After 25 summers at Twin Creeks, I keep coming back to a similar question every fall:
Why wouldn’t you choose camp?
Not, “Why camp?”
I want to think we’ve more than answered that question.
It’s more like: What’s the alternative?
What else gives kids this kind of independence in two weeks?
What else gives parents the chance to practice the kind of trust needed when they’re 18 and calling you from college at 2 AM?
I’ve spent a quarter-century watching this happen. The choice feels so obvious to me. But maybe that’s because I see it work every single day.
What Camp Gives Your Child
Beyond Their Zip Code
A kid from Bethesda bunks in the Hill cabins with someone from somewhere other than Bethesda. They’re sharing campsite stories with a counselor from Scotland and a fellow camper from Paris.

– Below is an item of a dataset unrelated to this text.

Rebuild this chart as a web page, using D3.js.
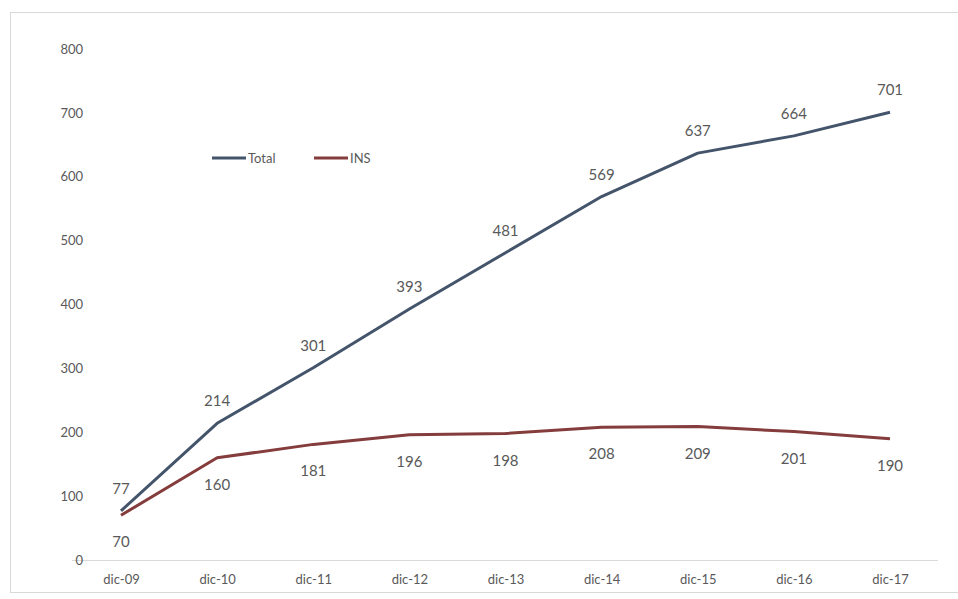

They discover that not every family spends August driving between tournaments.
At our alumni reunion, I named 100 people by sight (humble brag). You know what I realized? Half of them met their best friends here.
Real Disconnection (The Good Kind)
No cell service. Not just no phones. Literally no signal.
We’re in the National Quiet Zone next to that giant telescope, so your kid couldn’t IG a photo of their breakfast even if they wanted to.
I might not understand every social media app out there, but I know what happens when kids put devices down for real.
They remember how to be bored for five minutes without reaching for a screen. They have conversations at the Gaga pit that last an hour.
Identity Without an Audience
One of our campers said it perfectly:
“At home, I wear makeup because I have to. Here, I don’t. I can just be me.”
Camp doesn’t mean being different.
It means being the version of yourself that gets to sign up for Theater or Nart (That’s Nature Art and I think we need to trademark the name) without thinking if it “looks cool”.
It means earning a fuzzy for being the kid who removes a couple of bugs in cabins so others don’t have to.
True Peace
When our CITs give their final speeches and say camp is where they feel happiest, I think: what’s happening the other 50 weeks?
Here they’re valued for helping someone across the rope bridge, not for their GPA.
What Camp Gives You
Practice in Real Letting Go
You drop them off at the buses, and for two weeks, you can’t solve their friendship drama from your minivan. You can’t remind them about sunscreen.
And Guess what? They figure it out anyway.
Pretty amazing what kids are capable of when they get the chance to show it. And a reminder of how great of a job you’re doing literally all the time.
Trust You Already Use
We already trust other people to care for our children every day.
Teachers, coaches, babysitters, relatives. Camp operates on that same principle of trust, just extended over two weeks.
The difference is scale and attention. We know every camper’s name, see them at every meal, and watch them grow over the session.
We see them at breakfast in the dining hall, building carnival booths in Arts & Crafts, and getting their Polar Bear Club hot chocolate at 7 AM.
Your Own Growth
Amy always says this space is as good for parents as kids. She’s right.
You remember who you are when you’re not managing someone else’s schedule.
You trust that foundation you built at home is strong enough to hold them up from West Virginia.
The Investment Reality
Yup, camp costs money. I’m not going to stand here in my cow costume (yes, it’s real) and pretend otherwise.
But I firmly believe this: two weeks at camp (any camp!) shapes the other 50 weeks.
Come home knowing they can handle just about anything and be valued for who they are.
It’s an investment in your kid’s belief that they can figure things out.
The Simple Truth
After 25 summers, I’m still asking the same question:
Why wouldn’t you choose camp?
We give them two weeks to practice growing up while still being kids. Two weeks to discover what they’re capable of when surrounded by people who see the best in them.
They cross that rope bridge as one person and leave as someone who knows they can handle whatever comes next.
You don’t need reasons to choose camp.
You just need to stop looking for reasons not to.